Material:

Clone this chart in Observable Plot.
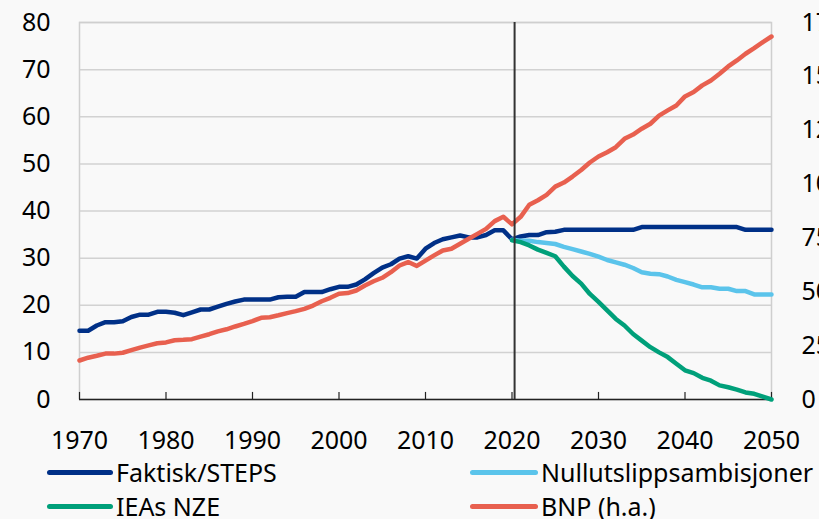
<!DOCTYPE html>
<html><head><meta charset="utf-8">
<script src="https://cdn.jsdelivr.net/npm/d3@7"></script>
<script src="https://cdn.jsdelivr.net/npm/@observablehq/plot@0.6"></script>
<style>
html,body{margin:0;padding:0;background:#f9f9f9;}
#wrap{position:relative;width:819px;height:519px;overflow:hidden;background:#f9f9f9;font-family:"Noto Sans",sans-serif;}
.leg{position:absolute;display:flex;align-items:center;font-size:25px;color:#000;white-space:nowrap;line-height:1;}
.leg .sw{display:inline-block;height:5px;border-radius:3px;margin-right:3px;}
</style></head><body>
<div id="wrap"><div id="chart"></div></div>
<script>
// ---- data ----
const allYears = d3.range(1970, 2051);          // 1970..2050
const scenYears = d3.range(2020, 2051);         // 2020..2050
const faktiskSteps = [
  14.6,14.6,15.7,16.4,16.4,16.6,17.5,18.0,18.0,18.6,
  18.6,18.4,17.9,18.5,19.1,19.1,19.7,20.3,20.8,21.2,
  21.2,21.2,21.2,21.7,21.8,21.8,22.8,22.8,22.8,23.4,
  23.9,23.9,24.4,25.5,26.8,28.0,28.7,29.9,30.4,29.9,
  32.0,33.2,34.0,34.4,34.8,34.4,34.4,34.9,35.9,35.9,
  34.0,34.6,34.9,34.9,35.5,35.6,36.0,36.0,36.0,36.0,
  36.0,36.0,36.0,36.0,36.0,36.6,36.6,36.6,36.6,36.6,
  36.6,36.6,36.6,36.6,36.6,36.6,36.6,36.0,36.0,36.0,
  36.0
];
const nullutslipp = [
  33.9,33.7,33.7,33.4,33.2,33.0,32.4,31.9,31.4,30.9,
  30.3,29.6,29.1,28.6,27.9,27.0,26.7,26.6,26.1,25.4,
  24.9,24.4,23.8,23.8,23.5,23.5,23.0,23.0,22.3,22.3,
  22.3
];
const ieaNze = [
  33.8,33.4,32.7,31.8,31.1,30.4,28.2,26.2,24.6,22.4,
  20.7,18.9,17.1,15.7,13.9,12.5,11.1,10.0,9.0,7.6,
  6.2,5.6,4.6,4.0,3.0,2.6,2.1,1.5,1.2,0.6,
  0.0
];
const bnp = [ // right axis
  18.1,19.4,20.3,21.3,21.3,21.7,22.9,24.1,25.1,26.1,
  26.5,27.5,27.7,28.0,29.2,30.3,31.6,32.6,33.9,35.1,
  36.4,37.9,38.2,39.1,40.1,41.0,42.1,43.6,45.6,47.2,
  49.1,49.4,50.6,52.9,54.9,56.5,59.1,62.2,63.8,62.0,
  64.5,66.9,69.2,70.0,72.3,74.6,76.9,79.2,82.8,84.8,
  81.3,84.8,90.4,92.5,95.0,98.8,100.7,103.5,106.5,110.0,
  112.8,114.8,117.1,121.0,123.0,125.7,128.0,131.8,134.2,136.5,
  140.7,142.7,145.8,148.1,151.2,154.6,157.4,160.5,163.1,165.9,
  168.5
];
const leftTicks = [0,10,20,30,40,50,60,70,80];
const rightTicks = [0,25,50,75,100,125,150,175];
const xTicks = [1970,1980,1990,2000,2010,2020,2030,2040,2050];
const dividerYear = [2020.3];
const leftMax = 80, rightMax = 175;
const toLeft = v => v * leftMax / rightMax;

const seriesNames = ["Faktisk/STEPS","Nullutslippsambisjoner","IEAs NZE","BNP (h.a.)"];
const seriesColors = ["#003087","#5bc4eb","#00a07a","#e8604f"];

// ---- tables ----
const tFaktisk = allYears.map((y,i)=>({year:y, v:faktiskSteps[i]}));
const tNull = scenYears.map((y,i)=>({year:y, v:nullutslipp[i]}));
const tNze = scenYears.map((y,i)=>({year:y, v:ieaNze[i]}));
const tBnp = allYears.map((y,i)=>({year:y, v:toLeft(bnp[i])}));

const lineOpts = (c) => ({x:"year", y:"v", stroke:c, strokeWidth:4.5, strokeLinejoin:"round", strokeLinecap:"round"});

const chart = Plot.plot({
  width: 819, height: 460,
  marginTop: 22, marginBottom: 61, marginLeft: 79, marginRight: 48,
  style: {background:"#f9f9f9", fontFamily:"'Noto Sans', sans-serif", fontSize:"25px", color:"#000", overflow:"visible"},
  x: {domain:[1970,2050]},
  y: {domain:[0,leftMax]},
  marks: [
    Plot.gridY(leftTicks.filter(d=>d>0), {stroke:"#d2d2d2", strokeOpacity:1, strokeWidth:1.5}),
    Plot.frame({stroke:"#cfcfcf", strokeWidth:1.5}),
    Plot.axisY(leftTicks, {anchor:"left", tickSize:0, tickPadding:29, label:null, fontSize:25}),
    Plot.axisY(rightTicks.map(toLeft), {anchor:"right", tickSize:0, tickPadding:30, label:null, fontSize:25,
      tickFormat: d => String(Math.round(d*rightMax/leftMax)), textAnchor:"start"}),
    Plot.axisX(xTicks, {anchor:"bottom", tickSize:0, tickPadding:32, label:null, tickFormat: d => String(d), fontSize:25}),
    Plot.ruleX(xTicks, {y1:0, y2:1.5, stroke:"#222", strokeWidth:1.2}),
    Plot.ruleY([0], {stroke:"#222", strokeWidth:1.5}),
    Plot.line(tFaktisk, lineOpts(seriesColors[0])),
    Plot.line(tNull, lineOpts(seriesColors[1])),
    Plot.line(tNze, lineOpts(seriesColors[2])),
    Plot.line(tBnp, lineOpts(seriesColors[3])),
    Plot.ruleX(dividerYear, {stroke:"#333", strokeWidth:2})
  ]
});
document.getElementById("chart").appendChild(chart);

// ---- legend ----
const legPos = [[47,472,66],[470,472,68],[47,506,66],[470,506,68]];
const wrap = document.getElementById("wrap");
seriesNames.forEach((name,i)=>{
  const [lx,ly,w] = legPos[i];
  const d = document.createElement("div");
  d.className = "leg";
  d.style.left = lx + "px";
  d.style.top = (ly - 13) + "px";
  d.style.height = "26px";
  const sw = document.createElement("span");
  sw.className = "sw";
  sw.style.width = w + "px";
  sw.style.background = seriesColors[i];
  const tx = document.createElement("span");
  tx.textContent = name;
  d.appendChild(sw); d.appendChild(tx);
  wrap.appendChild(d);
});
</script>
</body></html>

Task directions:
Skip every picture and transcribe the data above exactly.

Output of the task:
Clone this chart in Observable Plot.
<!DOCTYPE html>
<html><head><meta charset="utf-8">
<script src="https://cdn.jsdelivr.net/npm/d3@7"></script>
<script src="https://cdn.jsdelivr.net/npm/@observablehq/plot@0.6"></script>
<style>
html,body{margin:0;padding:0;background:#f9f9f9;}
#wrap{position:relative;width:819px;height:519px;overflow:hidden;background:#f9f9f9;font-family:"Noto Sans",sans-serif;}
.leg{position:absolute;display:flex;align-items:center;font-size:25px;color:#000;white-space:nowrap;line-height:1;}
.leg .sw{display:inline-block;height:5px;border-radius:3px;margin-right:3px;}
</style></head><body>
<div id="wrap"><div id="chart"></div></div>
<script>
// ---- data ----
const allYears = d3.range(1970, 2051);          // 1970..2050
const scenYears = d3.range(2020, 2051);         // 2020..2050
const faktiskSteps = [
  14.6,14.6,15.7,16.4,16.4,16.6,17.5,18.0,18.0,18.6,
  18.6,18.4,17.9,18.5,19.1,19.1,19.7,20.3,20.8,21.2,
  21.2,21.2,21.2,21.7,21.8,21.8,22.8,22.8,22.8,23.4,
  23.9,23.9,24.4,25.5,26.8,28.0,28.7,29.9,30.4,29.9,
  32.0,33.2,34.0,34.4,34.8,34.4,34.4,34.9,35.9,35.9,
  34.0,34.6,34.9,34.9,35.5,35.6,36.0,36.0,36.0,36.0,
  36.0,36.0,36.0,36.0,36.0,36.6,36.6,36.6,36.6,36.6,
  36.6,36.6,36.6,36.6,36.6,36.6,36.6,36.0,36.0,36.0,
  36.0
];
const nullutslipp = [
  33.9,33.7,33.7,33.4,33.2,33.0,32.4,31.9,31.4,30.9,
  30.3,29.6,29.1,28.6,27.9,27.0,26.7,26.6,26.1,25.4,
  24.9,24.4,23.8,23.8,23.5,23.5,23.0,23.0,22.3,22.3,
  22.3
];
const ieaNze = [
  33.8,33.4,32.7,31.8,31.1,30.4,28.2,26.2,24.6,22.4,
  20.7,18.9,17.1,15.7,13.9,12.5,11.1,10.0,9.0,7.6,
  6.2,5.6,4.6,4.0,3.0,2.6,2.1,1.5,1.2,0.6,
  0.0
];
const bnp = [ // right axis
  18.1,19.4,20.3,21.3,21.3,21.7,22.9,24.1,25.1,26.1,
  26.5,27.5,27.7,28.0,29.2,30.3,31.6,32.6,33.9,35.1,
  36.4,37.9,38.2,39.1,40.1,41.0,42.1,43.6,45.6,47.2,
  49.1,49.4,50.6,52.9,54.9,56.5,59.1,62.2,63.8,62.0,
  64.5,66.9,69.2,70.0,72.3,74.6,76.9,79.2,82.8,84.8,
  81.3,84.8,90.4,92.5,95.0,98.8,100.7,103.5,106.5,110.0,
  112.8,114.8,117.1,121.0,123.0,125.7,128.0,131.8,134.2,136.5,
  140.7,142.7,145.8,148.1,151.2,154.6,157.4,160.5,163.1,165.9,
  168.5
];
const leftTicks = [0,10,20,30,40,50,60,70,80];
const rightTicks = [0,25,50,75,100,125,150,175];
const xTicks = [1970,1980,1990,2000,2010,2020,2030,2040,2050];
const dividerYear = [2020.3];
const leftMax = 80, rightMax = 175;
const toLeft = v => v * leftMax / rightMax;

const seriesNames = ["Faktisk/STEPS","Nullutslippsambisjoner","IEAs NZE","BNP (h.a.)"];
const seriesColors = ["#003087","#5bc4eb","#00a07a","#e8604f"];

// ---- tables ----
const tFaktisk = allYears.map((y,i)=>({year:y, v:faktiskSteps[i]}));
const tNull = scenYears.map((y,i)=>({year:y, v:nullutslipp[i]}));
const tNze = scenYears.map((y,i)=>({year:y, v:ieaNze[i]}));
const tBnp = allYears.map((y,i)=>({year:y, v:toLeft(bnp[i])}));

const lineOpts = (c) => ({x:"year", y:"v", stroke:c, strokeWidth:4.5, strokeLinejoin:"round", strokeLinecap:"round"});

const chart = Plot.plot({
  width: 819, height: 460,
  marginTop: 22, marginBottom: 61, marginLeft: 79, marginRight: 48,
  style: {background:"#f9f9f9", fontFamily:"'Noto Sans', sans-serif", fontSize:"25px", color:"#000", overflow:"visible"},
  x: {domain:[1970,2050]},
  y: {domain:[0,leftMax]},
  marks: [
    Plot.gridY(leftTicks.filter(d=>d>0), {stroke:"#d2d2d2", strokeOpacity:1, strokeWidth:1.5}),
    Plot.frame({stroke:"#cfcfcf", strokeWidth:1.5}),
    Plot.axisY(leftTicks, {anchor:"left", tickSize:0, tickPadding:29, label:null, fontSize:25}),
    Plot.axisY(rightTicks.map(toLeft), {anchor:"right", tickSize:0, tickPadding:30, label:null, fontSize:25,
      tickFormat: d => String(Math.round(d*rightMax/leftMax)), textAnchor:"start"}),
    Plot.axisX(xTicks, {anchor:"bottom", tickSize:0, tickPadding:32, label:null, tickFormat: d => String(d), fontSize:25}),
    Plot.ruleX(xTicks, {y1:0, y2:1.5, stroke:"#222", strokeWidth:1.2}),
    Plot.ruleY([0], {stroke:"#222", strokeWidth:1.5}),
    Plot.line(tFaktisk, lineOpts(seriesColors[0])),
    Plot.line(tNull, lineOpts(seriesColors[1])),
    Plot.line(tNze, lineOpts(seriesColors[2])),
    Plot.line(tBnp, lineOpts(seriesColors[3])),
    Plot.ruleX(dividerYear, {stroke:"#333", strokeWidth:2})
  ]
});
document.getElementById("chart").appendChild(chart);

// ---- legend ----
const legPos = [[47,472,66],[470,472,68],[47,506,66],[470,506,68]];
const wrap = document.getElementById("wrap");
seriesNames.forEach((name,i)=>{
  const [lx,ly,w] = legPos[i];
  const d = document.createElement("div");
  d.className = "leg";
  d.style.left = lx + "px";
  d.style.top = (ly - 13) + "px";
  d.style.height = "26px";
  const sw = document.createElement("span");
  sw.className = "sw";
  sw.style.width = w + "px";
  sw.style.background = seriesColors[i];
  const tx = document.createElement("span");
  tx.textContent = name;
  d.appendChild(sw); d.appendChild(tx);
  wrap.appendChild(d);
});
</script>
</body></html>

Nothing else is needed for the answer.